[Newbies] Where do I put it?

Blake blake at kingdomrpg.com
Mon Mar 5 08:37:31 UTC 2007


> Just some quick thoughts.  In the real world a deck of cards is just  
> that. There is no meaning in the cards themselves.  Instead the meanings  
> are in
> the rule book that comes with the game that you are playing.  Also there  
> is no value in a card, but in the hand, or best hand out of possible  
> hands in the cards that you are dealt.

Precisely. That's why nothing is in the deck or card to say that (e.g.) a  
Jack is worth "10" or that an ace is "high".

> Does that help?

Well, it's nice to know my overall thinking is right (for the value of  
"right" comprised of "Ron agrees with me"<s>). Maybe I can phrase the  
question more clearly now.

The identity of an inidivual card is its symbol (or symbol set).

In a standard deck, you have a rank and suit, like "Ace" and "Spades".
In a tarot deck, you'd have the same, and also the trumps, like "The Fool"  
and "The Hanged Man".
In a Magic deck, you'd have the name, the type, the mana cost, the  
strength, the defense, the special rules and the "color" text.

So, we have these symbols--#Ace, #TheFool, #Plains--and my design has them  
defined as part of the deck class.

The symbols have to be defined at the game level, for sure. The game needs  
to be able to evalulate hands, as you point out. I suppose they don't  
really need to be defined at the deck or card level, except in such a way  
that a particular card or group of cards can be identified. (So if, for  
example, I'm playing Go Fish, I have to be able to identify that a player  
has a Queen, and also to be able to lay down all my Queens when I have  
four.)

At the same point, below the game and above the deck, there would seem to  
be some value in having the symbols available. A standard deck, or  
variants composed of just those cards, is used for thousands of games.  
Poker, solitaire, bridge, war, go fish, crazy eights, etc., all use the  
same deck. Some remove cards, like pinochle, some use multiple decks so  
that it's harder to "cheat" (like blackjack).
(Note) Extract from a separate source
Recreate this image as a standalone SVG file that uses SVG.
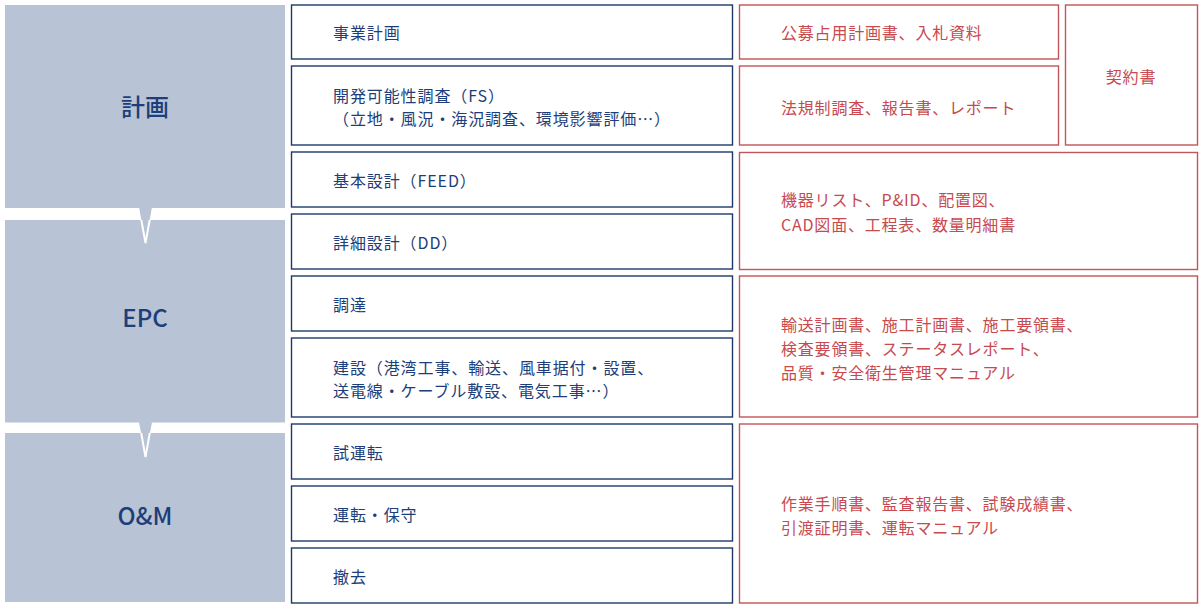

Now, maybe I'm wrong on this and it should be regarded as a concidence  
that War, Poker and Bridge all use the same cards, since the cards don't  
have the same meanings. A particular user interface object could still  
treat the cards as the same.

So, maybe that's the answer: They aren't really the same cards in the  
context of a program, so they should be made at the game level.